** Supplied material **
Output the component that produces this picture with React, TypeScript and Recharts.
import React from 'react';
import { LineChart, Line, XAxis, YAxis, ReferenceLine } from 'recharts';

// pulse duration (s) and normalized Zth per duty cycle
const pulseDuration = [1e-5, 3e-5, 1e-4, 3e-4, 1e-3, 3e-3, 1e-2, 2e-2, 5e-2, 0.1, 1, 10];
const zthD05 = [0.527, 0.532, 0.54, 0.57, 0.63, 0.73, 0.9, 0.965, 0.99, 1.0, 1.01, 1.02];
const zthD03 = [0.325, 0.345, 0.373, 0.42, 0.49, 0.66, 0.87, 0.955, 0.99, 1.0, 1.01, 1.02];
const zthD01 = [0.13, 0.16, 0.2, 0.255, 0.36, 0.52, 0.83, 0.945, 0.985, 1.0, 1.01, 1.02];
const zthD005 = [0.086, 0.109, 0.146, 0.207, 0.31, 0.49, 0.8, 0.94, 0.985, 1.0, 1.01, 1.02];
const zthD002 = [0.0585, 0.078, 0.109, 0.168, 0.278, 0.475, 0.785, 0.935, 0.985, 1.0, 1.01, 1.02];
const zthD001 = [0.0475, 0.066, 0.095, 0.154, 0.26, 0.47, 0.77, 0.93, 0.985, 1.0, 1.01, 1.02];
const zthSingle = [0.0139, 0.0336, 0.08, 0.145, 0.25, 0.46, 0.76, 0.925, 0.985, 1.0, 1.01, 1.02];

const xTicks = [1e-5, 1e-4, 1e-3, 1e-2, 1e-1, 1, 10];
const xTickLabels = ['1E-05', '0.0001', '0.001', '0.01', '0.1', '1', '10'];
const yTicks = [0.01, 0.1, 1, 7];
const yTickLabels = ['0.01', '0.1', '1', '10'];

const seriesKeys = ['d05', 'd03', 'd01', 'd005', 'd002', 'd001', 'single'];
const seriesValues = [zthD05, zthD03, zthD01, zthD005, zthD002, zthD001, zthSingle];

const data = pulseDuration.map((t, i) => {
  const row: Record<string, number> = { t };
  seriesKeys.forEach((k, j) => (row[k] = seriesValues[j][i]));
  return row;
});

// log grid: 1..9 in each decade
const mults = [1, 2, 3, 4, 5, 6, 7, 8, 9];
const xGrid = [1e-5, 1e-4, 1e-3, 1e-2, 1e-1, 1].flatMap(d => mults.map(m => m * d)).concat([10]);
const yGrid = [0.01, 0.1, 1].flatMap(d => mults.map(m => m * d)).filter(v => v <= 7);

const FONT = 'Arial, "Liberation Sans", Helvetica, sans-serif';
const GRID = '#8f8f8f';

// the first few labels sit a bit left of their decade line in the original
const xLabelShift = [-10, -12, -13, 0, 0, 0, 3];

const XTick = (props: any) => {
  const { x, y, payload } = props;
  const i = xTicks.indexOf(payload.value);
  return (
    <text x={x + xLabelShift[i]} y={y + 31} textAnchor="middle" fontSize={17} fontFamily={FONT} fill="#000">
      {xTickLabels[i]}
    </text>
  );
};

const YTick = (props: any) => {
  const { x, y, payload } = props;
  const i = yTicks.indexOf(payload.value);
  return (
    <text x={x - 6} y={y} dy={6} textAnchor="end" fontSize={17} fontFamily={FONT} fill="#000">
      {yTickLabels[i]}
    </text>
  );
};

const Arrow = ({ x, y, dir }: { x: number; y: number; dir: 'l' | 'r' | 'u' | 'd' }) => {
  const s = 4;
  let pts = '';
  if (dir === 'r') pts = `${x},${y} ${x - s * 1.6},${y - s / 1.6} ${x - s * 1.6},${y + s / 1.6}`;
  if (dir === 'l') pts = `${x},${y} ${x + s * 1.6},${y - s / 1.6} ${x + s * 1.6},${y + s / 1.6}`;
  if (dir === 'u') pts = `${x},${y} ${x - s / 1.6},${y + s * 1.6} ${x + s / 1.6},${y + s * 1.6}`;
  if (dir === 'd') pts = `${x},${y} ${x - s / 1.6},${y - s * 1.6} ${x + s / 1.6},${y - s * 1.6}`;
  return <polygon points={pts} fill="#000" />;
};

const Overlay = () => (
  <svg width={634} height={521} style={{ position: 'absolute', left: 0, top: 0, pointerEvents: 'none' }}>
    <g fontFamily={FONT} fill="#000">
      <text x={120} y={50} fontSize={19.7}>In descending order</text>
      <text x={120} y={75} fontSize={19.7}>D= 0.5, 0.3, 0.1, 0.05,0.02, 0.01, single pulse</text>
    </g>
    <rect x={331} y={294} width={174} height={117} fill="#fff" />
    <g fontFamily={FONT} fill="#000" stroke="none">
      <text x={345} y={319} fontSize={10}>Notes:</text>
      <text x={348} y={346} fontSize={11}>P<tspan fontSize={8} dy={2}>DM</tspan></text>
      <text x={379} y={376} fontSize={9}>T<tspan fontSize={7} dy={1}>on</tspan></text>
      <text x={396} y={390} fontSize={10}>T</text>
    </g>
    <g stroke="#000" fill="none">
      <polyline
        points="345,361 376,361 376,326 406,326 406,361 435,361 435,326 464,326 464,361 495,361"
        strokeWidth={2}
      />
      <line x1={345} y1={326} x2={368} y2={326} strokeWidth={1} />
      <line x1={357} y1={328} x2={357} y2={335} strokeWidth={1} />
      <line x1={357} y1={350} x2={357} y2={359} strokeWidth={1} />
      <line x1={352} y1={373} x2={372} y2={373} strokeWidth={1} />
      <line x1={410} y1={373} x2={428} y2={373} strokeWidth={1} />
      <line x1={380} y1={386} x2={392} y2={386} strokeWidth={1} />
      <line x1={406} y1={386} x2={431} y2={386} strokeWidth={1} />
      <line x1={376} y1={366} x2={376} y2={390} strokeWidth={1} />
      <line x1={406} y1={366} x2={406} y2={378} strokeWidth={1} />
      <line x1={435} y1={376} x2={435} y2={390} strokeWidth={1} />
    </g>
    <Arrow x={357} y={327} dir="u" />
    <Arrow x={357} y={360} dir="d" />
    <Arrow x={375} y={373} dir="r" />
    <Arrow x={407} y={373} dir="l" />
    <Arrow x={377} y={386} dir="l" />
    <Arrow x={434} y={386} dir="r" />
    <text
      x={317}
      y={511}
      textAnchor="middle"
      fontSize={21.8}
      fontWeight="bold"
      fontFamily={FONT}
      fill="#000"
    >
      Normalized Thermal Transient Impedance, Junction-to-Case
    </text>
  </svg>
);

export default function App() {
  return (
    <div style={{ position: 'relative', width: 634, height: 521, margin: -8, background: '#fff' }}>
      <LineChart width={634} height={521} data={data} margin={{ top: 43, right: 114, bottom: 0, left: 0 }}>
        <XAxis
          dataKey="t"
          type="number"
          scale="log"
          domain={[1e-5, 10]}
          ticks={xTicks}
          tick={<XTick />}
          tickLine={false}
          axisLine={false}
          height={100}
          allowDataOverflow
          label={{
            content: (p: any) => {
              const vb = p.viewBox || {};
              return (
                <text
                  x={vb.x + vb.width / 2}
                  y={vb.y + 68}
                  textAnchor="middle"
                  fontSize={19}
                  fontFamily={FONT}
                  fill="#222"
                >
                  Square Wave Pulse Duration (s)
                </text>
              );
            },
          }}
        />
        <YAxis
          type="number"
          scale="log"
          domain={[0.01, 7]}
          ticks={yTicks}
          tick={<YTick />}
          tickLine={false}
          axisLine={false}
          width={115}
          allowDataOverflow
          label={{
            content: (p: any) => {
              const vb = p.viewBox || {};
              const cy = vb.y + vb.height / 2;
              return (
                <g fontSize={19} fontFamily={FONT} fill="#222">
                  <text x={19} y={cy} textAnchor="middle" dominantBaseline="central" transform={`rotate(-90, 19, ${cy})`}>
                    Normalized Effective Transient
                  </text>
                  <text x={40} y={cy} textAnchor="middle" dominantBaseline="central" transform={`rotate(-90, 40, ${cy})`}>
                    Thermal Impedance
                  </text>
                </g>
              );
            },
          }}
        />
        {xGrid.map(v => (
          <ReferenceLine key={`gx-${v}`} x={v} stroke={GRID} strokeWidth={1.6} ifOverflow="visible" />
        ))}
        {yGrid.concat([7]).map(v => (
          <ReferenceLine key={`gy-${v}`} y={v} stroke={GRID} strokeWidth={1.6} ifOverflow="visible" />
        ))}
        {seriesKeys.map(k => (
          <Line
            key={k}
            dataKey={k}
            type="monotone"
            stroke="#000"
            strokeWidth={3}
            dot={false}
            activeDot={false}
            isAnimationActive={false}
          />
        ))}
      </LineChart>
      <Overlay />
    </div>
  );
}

** Set problem **
What you return should be the lines from the start of the data through the line with "const GRID = '#8f8f8f';", quoted exactly and nothing more.

** Result of the exercise **
Output the component that produces this picture with React, TypeScript and Recharts.
import React from 'react';
import { LineChart, Line, XAxis, YAxis, ReferenceLine } from 'recharts';

// pulse duration (s) and normalized Zth per duty cycle
const pulseDuration = [1e-5, 3e-5, 1e-4, 3e-4, 1e-3, 3e-3, 1e-2, 2e-2, 5e-2, 0.1, 1, 10];
const zthD05 = [0.527, 0.532, 0.54, 0.57, 0.63, 0.73, 0.9, 0.965, 0.99, 1.0, 1.01, 1.02];
const zthD03 = [0.325, 0.345, 0.373, 0.42, 0.49, 0.66, 0.87, 0.955, 0.99, 1.0, 1.01, 1.02];
const zthD01 = [0.13, 0.16, 0.2, 0.255, 0.36, 0.52, 0.83, 0.945, 0.985, 1.0, 1.01, 1.02];
const zthD005 = [0.086, 0.109, 0.146, 0.207, 0.31, 0.49, 0.8, 0.94, 0.985, 1.0, 1.01, 1.02];
const zthD002 = [0.0585, 0.078, 0.109, 0.168, 0.278, 0.475, 0.785, 0.935, 0.985, 1.0, 1.01, 1.02];
const zthD001 = [0.0475, 0.066, 0.095, 0.154, 0.26, 0.47, 0.77, 0.93, 0.985, 1.0, 1.01, 1.02];
const zthSingle = [0.0139, 0.0336, 0.08, 0.145, 0.25, 0.46, 0.76, 0.925, 0.985, 1.0, 1.01, 1.02];

const xTicks = [1e-5, 1e-4, 1e-3, 1e-2, 1e-1, 1, 10];
const xTickLabels = ['1E-05', '0.0001', '0.001', '0.01', '0.1', '1', '10'];
const yTicks = [0.01, 0.1, 1, 7];
const yTickLabels = ['0.01', '0.1', '1', '10'];

const seriesKeys = ['d05', 'd03', 'd01', 'd005', 'd002', 'd001', 'single'];
const seriesValues = [zthD05, zthD03, zthD01, zthD005, zthD002, zthD001, zthSingle];

const data = pulseDuration.map((t, i) => {
  const row: Record<string, number> = { t };
  seriesKeys.forEach((k, j) => (row[k] = seriesValues[j][i]));
  return row;
});

// log grid: 1..9 in each decade
const mults = [1, 2, 3, 4, 5, 6, 7, 8, 9];
const xGrid = [1e-5, 1e-4, 1e-3, 1e-2, 1e-1, 1].flatMap(d => mults.map(m => m * d)).concat([10]);
const yGrid = [0.01, 0.1, 1].flatMap(d => mults.map(m => m * d)).filter(v => v <= 7);

const FONT = 'Arial, "Liberation Sans", Helvetica, sans-serif';
const GRID = '#8f8f8f';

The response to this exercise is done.